AMD Starts Shipping First Bulldozer CPU
MrSeb writes "After an awfully long wait, AMD has finally begun shipment of its Bulldozer-based Interlagos (Opteron 6200) server-oriented CPU. If you believe AMD's PR bots, it is the world's first 16-core x86 processor. Unfortunately, and possibly because of reports that AMD is struggling to clock its Bulldozer cores to speeds that are competitive with Intel's Core i7, there's no word of the 8-core desktop-targeted Zambezi CPU. If AMD doesn't move quickly, Intel's Sandy Bridge-E will beat Zambezi to market and AMD will lose any edge that it might have."
If AMD doesn't watch out their mainline $200 processor will be made obsolete by Intel's $1000 EXTREME CPUs!
What will be interesting is the price/performance ratio compared to the Intel chips. This chip will be typically used in server farms, and this will be at least as important as the raw power - though obviously there is an overhead in running more servers. AMD has usually been ahead of Intel, and it still is on most mid-range and low-end chips, but it has started to fall behind at the high end.
Does anyone know the FPU performance of these things?
So comparing a 16 "core" 'dozer to a 12 core magny-cours:
The number of parallel integer (and memory addressing) threads has gone up from 12 to 16.
The number of FPUs has dropped from 12 to 8.
The new FPUs are now twice as wide with the AVX instructions.
So, two threads share one wider FPU now. If it's hard keeping an FPU full, then this should make better use of the hardware. It seems that if your code does well for parallel, scalar FPU work already, then there may be a performance drop.
If you have trouble filling the FPU for scalar work, then this should give better utilisation of less hardware. There's a possible performance increase if your utilisation is currently under 67%. Since the two core units can feed the FPU independently, there is a little latency hiding now. This could help even if there are two completely independent processes using the FPU at the same time.
I suppsose the reasoning is that there is often fine-grained parallelism to be had, and the problem of fine grained parallelism and keeping the FPU full are often independent. So AVX will improve performance there.
So, it seems that the peak FPU performance has increased in the ratio of 16/12.
The actual performance could be all over the place. It will be interesting to see.
The other thing is that these are now single chips with 8 bulldozer units on and 16ish cores. Perhaps AMD will go and make more MCMs like before, giving 32ish cores per socket :)
SJW n.
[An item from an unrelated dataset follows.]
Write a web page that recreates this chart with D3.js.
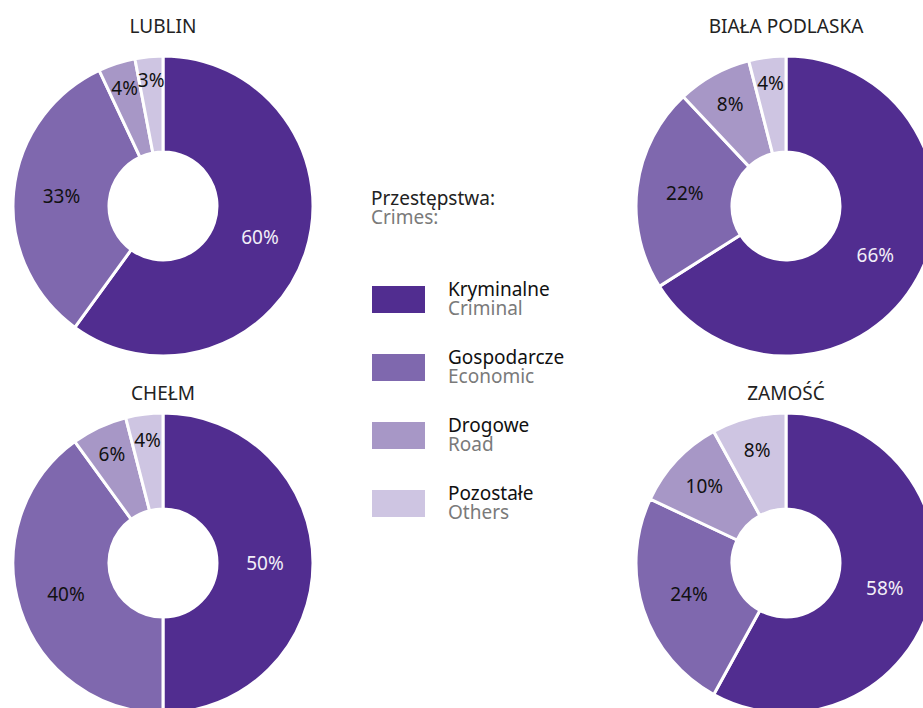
<!DOCTYPE html>
<meta charset="utf-8">
<script src="https://d3js.org/d3.v7.min.js"></script>
<style>
  body { margin: 0; background: #fff; }
  text { font-family: "Noto Sans", "Open Sans", sans-serif; }
</style>
<div id="my_dataviz"></div>
<script>

// data
var cities = ["LUBLIN", "BIAŁA PODLASKA", "CHEŁM", "ZAMOŚĆ"]
var categories = ["Kryminalne", "Gospodarcze", "Drogowe", "Pozostałe"]
var categoriesEn = ["Criminal", "Economic", "Road", "Others"]
var lublin = [60, 33, 4, 3]
var bialaPodlaska = [66, 22, 8, 4]
var chelm = [50, 40, 6, 4]
var zamosc = [58, 24, 10, 8]
var values = [lublin, bialaPodlaska, chelm, zamosc]

var width = 923, height = 708
var outerR = 150, innerR = 54

var svg = d3.select("#my_dataviz")
  .append("svg")
  .attr("width", width)
  .attr("height", height)

var color = d3.scaleOrdinal()
  .domain(categories)
  .range(["#512d90", "#7f68ae", "#a797c6", "#cec5e2"])

// where each donut sits, and the baseline of its title
var centers = [[163, 206], [786, 206], [163, 563], [786, 563]]
var titleY = [33, 33, 400, 400]

var pie = d3.pie().sort(null).value(function(d) { return d.value })
var arc = d3.arc().innerRadius(innerR).outerRadius(outerR)

// small slices get their label pushed outwards
function labelPos(d) {
  var r = d.data.value < 20 ? 132 - 2 * d.data.value : 102
  var a = (d.startAngle + d.endAngle) / 2
  return [r * Math.sin(a), -r * Math.cos(a)]
}

cities.forEach(function(city, ci) {
  var g = svg.append("g")
    .attr("transform", "translate(" + centers[ci][0] + "," + centers[ci][1] + ")")

  var data_ready = pie(values[ci].map(function(v, i) { return {key: categories[i], value: v} }))

  g.selectAll("path")
    .data(data_ready)
    .enter()
    .append("path")
    .attr("d", arc)
    .attr("fill", function(d) { return color(d.data.key) })
    .attr("stroke", "white")
    .style("stroke-width", "3px")

  g.selectAll(".lbl")
    .data(data_ready)
    .enter()
    .append("text")
    .attr("class", "lbl")
    .attr("transform", function(d) { return "translate(" + labelPos(d) + ")" })
    .attr("text-anchor", "middle")
    .attr("dy", "0.35em")
    .style("font-size", "19px")
    .style("fill", function(d, i) { return i == 0 ? "#f2eff8" : "#111" })
    .text(function(d) { return d.data.value + "%" })

  svg.append("text")
    .attr("x", centers[ci][0])
    .attr("y", titleY[ci])
    .attr("text-anchor", "middle")
    .style("font-size", "19px")
    .style("fill", "#222")
    .text(city)
})

// legend
svg.append("text")
  .attr("x", 371).attr("y", 205)
  .style("font-size", "19px").style("fill", "#222")
  .text("Przestępstwa:")
svg.append("text")
  .attr("x", 371).attr("y", 224)
  .style("font-size", "19px").style("fill", "#7a7a7a")
  .text("Crimes:")

var legend = svg.selectAll(".legend")
  .data(categories)
  .enter()
  .append("g")
  .attr("class", "legend")
  .attr("transform", function(d, i) { return "translate(372," + (286 + i * 68) + ")" })

legend.append("rect")
  .attr("width", 53)
  .attr("height", 27)
  .style("fill", color)

legend.append("text")
  .attr("x", 76).attr("y", 10)
  .style("font-size", "19px").style("fill", "#111")
  .text(function(d) { return d })

legend.append("text")
  .attr("x", 76).attr("y", 29)
  .style("font-size", "19px").style("fill", "#7a7a7a")
  .text(function(d, i) { return categoriesEn[i] })

</script>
One who posts facts.
Unfortunately, and possibly because of reports that AMD is struggling to clock its Bulldozer cores to speeds that are competitive with Intel's Core i7, there's no word of the 8-core desktop-targeted Zambezi CPU.
If you increase the clock on the CPU you have to cool it. Reducing the die reduces the amount of cooling that needs to be done. AMD is not able to shrink their die. Yet.
Having to work for a living is the root of all evil.
I've never really considered AMD the manufacturer to look towards when looking for high-performance stuff. In my mind, at least, they're the "dirt cheap and good enough" side - I bought a triple-core Phenom for about the price of a low-end Core 2 Duo a year or two back. They've always had the best performance per dollar. Sometimes, yeah, they did even have the best absolute performance, but Intel's back in the lead again.
High performance just isn't a very profitable market segment. Gamers and high-end servers will buy it, but that's not where the big market is. The big market is desktops and laptops - stuff where a 4gHz sextuple-core processor is overkill. A business machine will work fine with half that - and with AMD's price advantage, they've been moving in on business and desktops. Supercomputers might also be enough to sustain the company - they buy by the thousands, and AMD's power efficiency and multi-core design has usually been attractive to the few in that business. There, performance per core isn't nearly as important as cores per watt.
That said, I'm not surprised that AMD is (supposedly) having issues meeting their targeted clock rates. Pre-release info pegged the top desktop processor at 4.2gHz - a record for an x86 processor. The last to get close to that was the last few Pentium IV HTs at 3.8gHz. AMD's top processor to date only reached 3.7ghz (Phenom II X4 980BE), and that was after years of refining their process. AMD set their sights too high, and is having problems for it.